== DATASET EXTRACT ==

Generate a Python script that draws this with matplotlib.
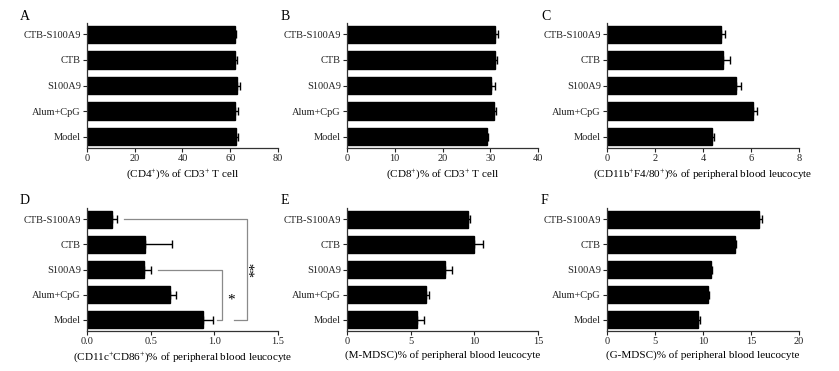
import matplotlib
matplotlib.use('Agg')
import matplotlib.pyplot as plt

plt.rcParams['font.family'] = ['Liberation Serif', 'DejaVu Serif']
plt.rcParams['mathtext.fontset'] = 'custom'
plt.rcParams['mathtext.rm'] = 'Liberation Serif'
plt.rcParams['mathtext.it'] = 'Liberation Serif:italic'
plt.rcParams['mathtext.bf'] = 'Liberation Serif:bold'

groups = ['Model', 'Alum+CpG', 'S100A9', 'CTB', 'CTB-S100A9']

# values listed bottom -> top (Model first)
cd4 = [62.3, 62.0, 62.8, 62.0, 62.1]
cd4_err = [1.0, 1.3, 1.1, 1.0, 0.5]
cd8 = [29.3, 30.7, 30.2, 30.9, 30.9]
cd8_err = [0.15, 0.4, 0.8, 0.5, 0.7]
f480 = [4.37, 6.07, 5.37, 4.82, 4.75]
f480_err = [0.10, 0.19, 0.21, 0.30, 0.15]
cd86 = [0.909, 0.652, 0.447, 0.452, 0.198]
cd86_err = [0.08, 0.05, 0.056, 0.216, 0.035]
mmdsc = [5.53, 6.23, 7.71, 10.0, 9.48]
mmdsc_err = [0.50, 0.19, 0.52, 0.65, 0.18]
gmdsc = [9.5, 10.53, 10.84, 13.29, 15.8]
gmdsc_err = [0.17, 0.11, 0.14, 0.17, 0.3]

panels = [
    ('A', cd4, cd4_err, [0, 20, 40, 60, 80], ['0', '20', '40', '60', '80'],
     '(CD4$^{+}$)% of CD3$^{+}$ T cell'),
    ('B', cd8, cd8_err, [0, 10, 20, 30, 40], ['0', '10', '20', '30', '40'],
     '(CD8$^{+}$)% of CD3$^{+}$ T cell'),
    ('C', f480, f480_err, [0, 2, 4, 6, 8], ['0', '2', '4', '6', '8'],
     '(CD11b$^{+}$F4/80$^{+}$)% of peripheral blood leucocyte'),
    ('D', cd86, cd86_err, [0, 0.5, 1.0, 1.5], ['0.0', '0.5', '1.0', '1.5'],
     '(CD11c$^{+}$CD86$^{+}$)% of peripheral blood leucocyte'),
    ('E', mmdsc, mmdsc_err, [0, 5, 10, 15], ['0', '5', '10', '15'],
     '(M-MDSC)% of peripheral blood leucocyte'),
    ('F', gmdsc, gmdsc_err, [0, 5, 10, 15, 20], ['0', '5', '10', '15', '20'],
     '(G-MDSC)% of peripheral blood leucocyte'),
]

W, H = 839, 371
fig = plt.figure(figsize=(W / 100, H / 100), dpi=100)

lefts = [87, 347, 607]
widths = [191, 191, 192]
rows = [(23, 148), (208, 331)]
letter_x = [20, 281, 541]
letter_y = [16, 201]

axes = []
for k, (letter, vals, errs, ticks, tlabels, xlabel) in enumerate(panels):
    r, c = divmod(k, 3)
    top, bot = rows[r]
    ax = fig.add_axes([lefts[c] / W, 1 - bot / H, widths[c] / W, (bot - top) / H])
    y = range(len(groups))
    ax.barh(y, vals, height=0.68, color='black', edgecolor='black', zorder=2)
    ax.errorbar(vals, y, xerr=[[0] * len(errs), errs], fmt='none', ecolor='black',
                elinewidth=1.0, capsize=3, capthick=1.0, zorder=3)
    ax.set_yticks(list(y))
    ax.set_yticklabels(groups, fontsize=7.5)
    ax.set_xticks(ticks)
    ax.set_xticklabels(tlabels, fontsize=7.5)
    ax.set_xlim(ticks[0], ticks[-1])
    ax.set_ylim(-0.45, 4.45)
    ax.set_xlabel(xlabel, fontsize=8, labelpad=3)
    for s in ['top', 'right']:
        ax.spines[s].set_visible(False)
    for s in ['left', 'bottom']:
        ax.spines[s].set_linewidth(0.9)
        ax.spines[s].set_color('#333333')
    ax.tick_params(axis='both', length=3, width=0.8, pad=1.5, colors='#222222')
    fig.text(letter_x[c] / W, 1 - letter_y[r] / H, letter, fontsize=10, va='center', ha='left')
    axes.append(ax)

# significance brackets in panel D
axd = axes[3]
br_col = '#8a8a8a'
axd.plot([0.29, 1.254, 1.254, 1.155], [4, 4, 0, 0], color=br_col, lw=0.9, clip_on=False)
axd.plot([0.561, 1.061, 1.061, 1.021], [2, 2, 0, 0], color=br_col, lw=0.9, clip_on=False)
axd.text(1.128, 0.8, '*', fontsize=11, ha='center', va='center')
axd.text(1.32, 2.0, '**', fontsize=11, ha='center', va='center', rotation=90)

fig.savefig('out.png', dpi=100)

== WHAT THE TASK REQUIRES ==
Without any pictures, reproduce the lines from the first one in the material through the line that has "groups = ['Model', 'Alum+CpG', 'S100A9', 'CTB', 'CTB-S100A9']", exactly as they appear.

== COMPLETE OUTPUT ==
Generate a Python script that draws this with matplotlib.
import matplotlib
matplotlib.use('Agg')
import matplotlib.pyplot as plt

plt.rcParams['font.family'] = ['Liberation Serif', 'DejaVu Serif']
plt.rcParams['mathtext.fontset'] = 'custom'
plt.rcParams['mathtext.rm'] = 'Liberation Serif'
plt.rcParams['mathtext.it'] = 'Liberation Serif:italic'
plt.rcParams['mathtext.bf'] = 'Liberation Serif:bold'

groups = ['Model', 'Alum+CpG', 'S100A9', 'CTB', 'CTB-S100A9']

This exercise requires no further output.